Caso os dados não sejam mais necessários — quando uma conta ou serviço tiver sido finalizado, por exemplo —, a organização terá que apagá-los, exceto se houver obrigação legal ou outra razão justificável para a sua preservação.

Quem vai fiscalizar?

O projeto prevê a criação da Autoridade Nacional de Proteção de Dados (ANPD), autarquia ligada ao Ministério da Justiça que deverá fiscalizar e garantir a aplicação da lei. Também está prevista a criação do Conselho Nacional de Proteção de Dados Pessoais e da Privacidade, que será formado por 23 representantes do poder público e da sociedade civil. Caberá ao grupo realizar estudos, debates e companhas referentes ao assunto.

Tanto a iniciativa privada quanto os órgãos públicos poderão ter que indicar um responsável pelo tratamento dos dados dentro da organização. Eventuais solicitações ou comunicações referentes a dados pessoais serão tratados prioritariamente com essa pessoa.
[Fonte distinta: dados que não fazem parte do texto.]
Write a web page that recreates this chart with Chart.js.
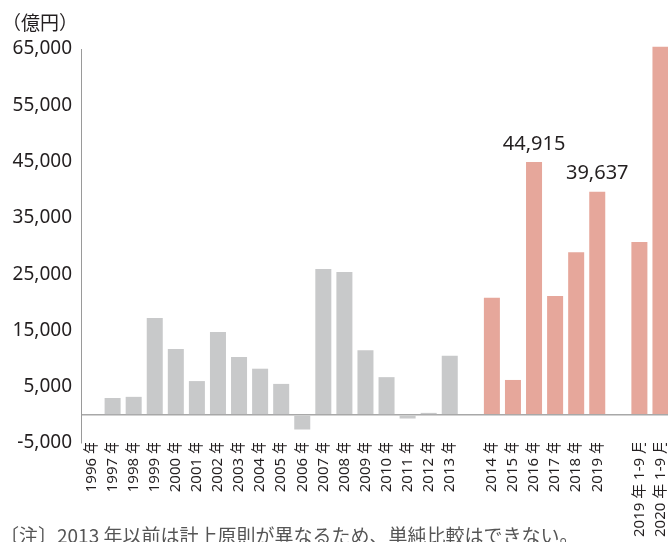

Quando a Lei Geral de Proteção de Dados Pessoais começa a valer?

Como dito no começo do texto, o projeto ainda precisa passar por sanção do presidente Michel Temer. Após esse procedimento, haverá um prazo de 18 meses para que setores privados e públicos se adequem à lei.

A não ser que a proposta seja vetada, venha a ser revisada ou tenha o prazo ampliado por algum motivo (o que não é incomum no Brasil), é de se esperar que a lei entre em vigor no começo de 2020, portanto.

Ainda é um pouco cedo para tratar o assunto como definitivo. Muitas autoridades, juristas e especialistas em assuntos como privacidade entendem que a nova lei é mesmo necessária. Apesar disso, a proposta não está isenta de pontos polêmicos ou que precisam de mais esclarecimentos.

É o caso, por exemplo, da ANPD: a criação da entidade é vista como necessária, por outro lado, resultará em mais gastos públicos de um orçamento que já está estourado. Tudo indica que a lei deverá mesmo ser aprovada, mas um ou outro ponto ainda pode ser modificado.